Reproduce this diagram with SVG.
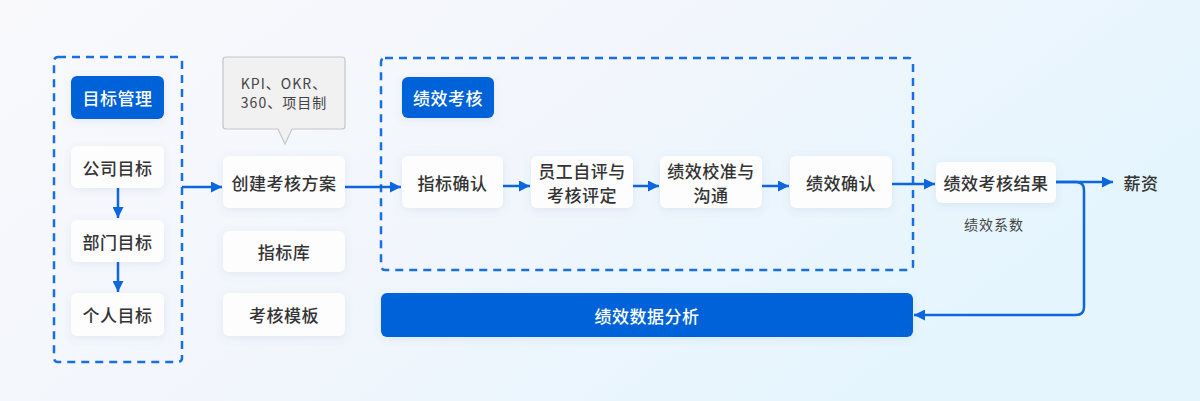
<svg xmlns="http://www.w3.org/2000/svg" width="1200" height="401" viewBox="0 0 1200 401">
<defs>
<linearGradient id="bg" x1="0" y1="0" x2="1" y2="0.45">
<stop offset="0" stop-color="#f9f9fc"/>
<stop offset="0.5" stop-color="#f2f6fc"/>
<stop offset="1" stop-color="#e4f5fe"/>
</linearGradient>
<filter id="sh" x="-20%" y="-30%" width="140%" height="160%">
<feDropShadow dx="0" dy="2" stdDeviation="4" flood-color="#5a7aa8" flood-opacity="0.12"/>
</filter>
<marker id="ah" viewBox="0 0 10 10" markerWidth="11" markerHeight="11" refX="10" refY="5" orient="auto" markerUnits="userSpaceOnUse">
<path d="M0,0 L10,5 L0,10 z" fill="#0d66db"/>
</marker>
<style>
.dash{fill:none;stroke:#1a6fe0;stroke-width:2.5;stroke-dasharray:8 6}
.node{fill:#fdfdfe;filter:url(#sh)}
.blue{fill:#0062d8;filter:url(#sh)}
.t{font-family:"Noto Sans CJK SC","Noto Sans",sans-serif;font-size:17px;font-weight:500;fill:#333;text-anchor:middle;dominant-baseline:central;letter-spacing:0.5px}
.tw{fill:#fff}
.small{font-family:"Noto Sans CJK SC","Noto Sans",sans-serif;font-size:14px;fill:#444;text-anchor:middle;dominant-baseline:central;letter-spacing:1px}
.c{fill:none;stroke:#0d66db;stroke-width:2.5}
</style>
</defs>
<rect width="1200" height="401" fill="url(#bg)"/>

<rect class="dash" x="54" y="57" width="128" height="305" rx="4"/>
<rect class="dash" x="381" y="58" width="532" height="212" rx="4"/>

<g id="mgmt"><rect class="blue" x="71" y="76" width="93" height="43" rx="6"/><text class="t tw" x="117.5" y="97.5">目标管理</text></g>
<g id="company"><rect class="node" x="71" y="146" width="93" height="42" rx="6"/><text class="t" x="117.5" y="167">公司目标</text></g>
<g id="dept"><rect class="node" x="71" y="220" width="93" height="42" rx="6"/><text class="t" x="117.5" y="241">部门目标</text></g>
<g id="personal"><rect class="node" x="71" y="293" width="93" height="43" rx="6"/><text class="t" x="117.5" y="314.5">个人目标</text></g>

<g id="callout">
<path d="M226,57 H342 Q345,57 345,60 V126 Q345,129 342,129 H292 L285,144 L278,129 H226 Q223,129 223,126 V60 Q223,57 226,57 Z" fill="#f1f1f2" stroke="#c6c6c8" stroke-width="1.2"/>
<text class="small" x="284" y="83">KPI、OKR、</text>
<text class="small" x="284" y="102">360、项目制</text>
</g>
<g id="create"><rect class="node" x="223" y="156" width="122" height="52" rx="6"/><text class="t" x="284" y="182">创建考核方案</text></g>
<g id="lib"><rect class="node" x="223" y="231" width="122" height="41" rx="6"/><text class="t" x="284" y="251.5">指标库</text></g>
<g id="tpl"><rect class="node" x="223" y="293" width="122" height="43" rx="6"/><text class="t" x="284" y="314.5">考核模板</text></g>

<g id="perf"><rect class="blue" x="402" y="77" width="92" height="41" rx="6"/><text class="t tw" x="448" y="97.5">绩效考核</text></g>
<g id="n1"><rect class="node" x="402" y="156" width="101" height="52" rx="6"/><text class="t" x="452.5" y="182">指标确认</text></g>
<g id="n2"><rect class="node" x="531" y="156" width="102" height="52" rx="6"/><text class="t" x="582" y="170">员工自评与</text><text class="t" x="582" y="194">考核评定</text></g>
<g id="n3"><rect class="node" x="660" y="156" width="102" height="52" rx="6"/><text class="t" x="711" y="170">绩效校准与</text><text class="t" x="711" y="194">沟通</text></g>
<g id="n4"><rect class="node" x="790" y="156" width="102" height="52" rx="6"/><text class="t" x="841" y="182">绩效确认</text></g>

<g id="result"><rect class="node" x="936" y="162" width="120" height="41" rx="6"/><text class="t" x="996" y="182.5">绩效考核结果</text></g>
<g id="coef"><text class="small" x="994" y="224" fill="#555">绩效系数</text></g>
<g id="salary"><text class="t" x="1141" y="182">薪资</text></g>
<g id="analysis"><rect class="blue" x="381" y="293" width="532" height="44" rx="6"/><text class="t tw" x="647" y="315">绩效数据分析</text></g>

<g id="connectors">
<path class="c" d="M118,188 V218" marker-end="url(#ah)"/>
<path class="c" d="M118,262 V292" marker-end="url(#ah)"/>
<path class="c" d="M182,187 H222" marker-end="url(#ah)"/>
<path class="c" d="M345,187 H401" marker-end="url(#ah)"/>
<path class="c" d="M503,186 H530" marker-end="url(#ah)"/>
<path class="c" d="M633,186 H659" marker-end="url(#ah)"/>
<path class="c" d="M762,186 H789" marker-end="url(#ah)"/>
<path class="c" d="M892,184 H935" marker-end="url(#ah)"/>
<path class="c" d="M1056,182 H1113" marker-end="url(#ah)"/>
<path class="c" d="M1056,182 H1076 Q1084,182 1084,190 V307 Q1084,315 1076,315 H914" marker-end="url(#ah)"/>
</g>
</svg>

━━━━━━━━━━━━━━━━

* Brief: Write the full listing out again with every line unchanged, but include no pictures.

* Solution to this task:
Reproduce this diagram with SVG.
<svg xmlns="http://www.w3.org/2000/svg" width="1200" height="401" viewBox="0 0 1200 401">
<defs>
<linearGradient id="bg" x1="0" y1="0" x2="1" y2="0.45">
<stop offset="0" stop-color="#f9f9fc"/>
<stop offset="0.5" stop-color="#f2f6fc"/>
<stop offset="1" stop-color="#e4f5fe"/>
</linearGradient>
<filter id="sh" x="-20%" y="-30%" width="140%" height="160%">
<feDropShadow dx="0" dy="2" stdDeviation="4" flood-color="#5a7aa8" flood-opacity="0.12"/>
</filter>
<marker id="ah" viewBox="0 0 10 10" markerWidth="11" markerHeight="11" refX="10" refY="5" orient="auto" markerUnits="userSpaceOnUse">
<path d="M0,0 L10,5 L0,10 z" fill="#0d66db"/>
</marker>
<style>
.dash{fill:none;stroke:#1a6fe0;stroke-width:2.5;stroke-dasharray:8 6}
.node{fill:#fdfdfe;filter:url(#sh)}
.blue{fill:#0062d8;filter:url(#sh)}
.t{font-family:"Noto Sans CJK SC","Noto Sans",sans-serif;font-size:17px;font-weight:500;fill:#333;text-anchor:middle;dominant-baseline:central;letter-spacing:0.5px}
.tw{fill:#fff}
.small{font-family:"Noto Sans CJK SC","Noto Sans",sans-serif;font-size:14px;fill:#444;text-anchor:middle;dominant-baseline:central;letter-spacing:1px}
.c{fill:none;stroke:#0d66db;stroke-width:2.5}
</style>
</defs>
<rect width="1200" height="401" fill="url(#bg)"/>

<rect class="dash" x="54" y="57" width="128" height="305" rx="4"/>
<rect class="dash" x="381" y="58" width="532" height="212" rx="4"/>

<g id="mgmt"><rect class="blue" x="71" y="76" width="93" height="43" rx="6"/><text class="t tw" x="117.5" y="97.5">目标管理</text></g>
<g id="company"><rect class="node" x="71" y="146" width="93" height="42" rx="6"/><text class="t" x="117.5" y="167">公司目标</text></g>
<g id="dept"><rect class="node" x="71" y="220" width="93" height="42" rx="6"/><text class="t" x="117.5" y="241">部门目标</text></g>
<g id="personal"><rect class="node" x="71" y="293" width="93" height="43" rx="6"/><text class="t" x="117.5" y="314.5">个人目标</text></g>

<g id="callout">
<path d="M226,57 H342 Q345,57 345,60 V126 Q345,129 342,129 H292 L285,144 L278,129 H226 Q223,129 223,126 V60 Q223,57 226,57 Z" fill="#f1f1f2" stroke="#c6c6c8" stroke-width="1.2"/>
<text class="small" x="284" y="83">KPI、OKR、</text>
<text class="small" x="284" y="102">360、项目制</text>
</g>
<g id="create"><rect class="node" x="223" y="156" width="122" height="52" rx="6"/><text class="t" x="284" y="182">创建考核方案</text></g>
<g id="lib"><rect class="node" x="223" y="231" width="122" height="41" rx="6"/><text class="t" x="284" y="251.5">指标库</text></g>
<g id="tpl"><rect class="node" x="223" y="293" width="122" height="43" rx="6"/><text class="t" x="284" y="314.5">考核模板</text></g>

<g id="perf"><rect class="blue" x="402" y="77" width="92" height="41" rx="6"/><text class="t tw" x="448" y="97.5">绩效考核</text></g>
<g id="n1"><rect class="node" x="402" y="156" width="101" height="52" rx="6"/><text class="t" x="452.5" y="182">指标确认</text></g>
<g id="n2"><rect class="node" x="531" y="156" width="102" height="52" rx="6"/><text class="t" x="582" y="170">员工自评与</text><text class="t" x="582" y="194">考核评定</text></g>
<g id="n3"><rect class="node" x="660" y="156" width="102" height="52" rx="6"/><text class="t" x="711" y="170">绩效校准与</text><text class="t" x="711" y="194">沟通</text></g>
<g id="n4"><rect class="node" x="790" y="156" width="102" height="52" rx="6"/><text class="t" x="841" y="182">绩效确认</text></g>

<g id="result"><rect class="node" x="936" y="162" width="120" height="41" rx="6"/><text class="t" x="996" y="182.5">绩效考核结果</text></g>
<g id="coef"><text class="small" x="994" y="224" fill="#555">绩效系数</text></g>
<g id="salary"><text class="t" x="1141" y="182">薪资</text></g>
<g id="analysis"><rect class="blue" x="381" y="293" width="532" height="44" rx="6"/><text class="t tw" x="647" y="315">绩效数据分析</text></g>

<g id="connectors">
<path class="c" d="M118,188 V218" marker-end="url(#ah)"/>
<path class="c" d="M118,262 V292" marker-end="url(#ah)"/>
<path class="c" d="M182,187 H222" marker-end="url(#ah)"/>
<path class="c" d="M345,187 H401" marker-end="url(#ah)"/>
<path class="c" d="M503,186 H530" marker-end="url(#ah)"/>
<path class="c" d="M633,186 H659" marker-end="url(#ah)"/>
<path class="c" d="M762,186 H789" marker-end="url(#ah)"/>
<path class="c" d="M892,184 H935" marker-end="url(#ah)"/>
<path class="c" d="M1056,182 H1113" marker-end="url(#ah)"/>
<path class="c" d="M1056,182 H1076 Q1084,182 1084,190 V307 Q1084,315 1076,315 H914" marker-end="url(#ah)"/>
</g>
</svg>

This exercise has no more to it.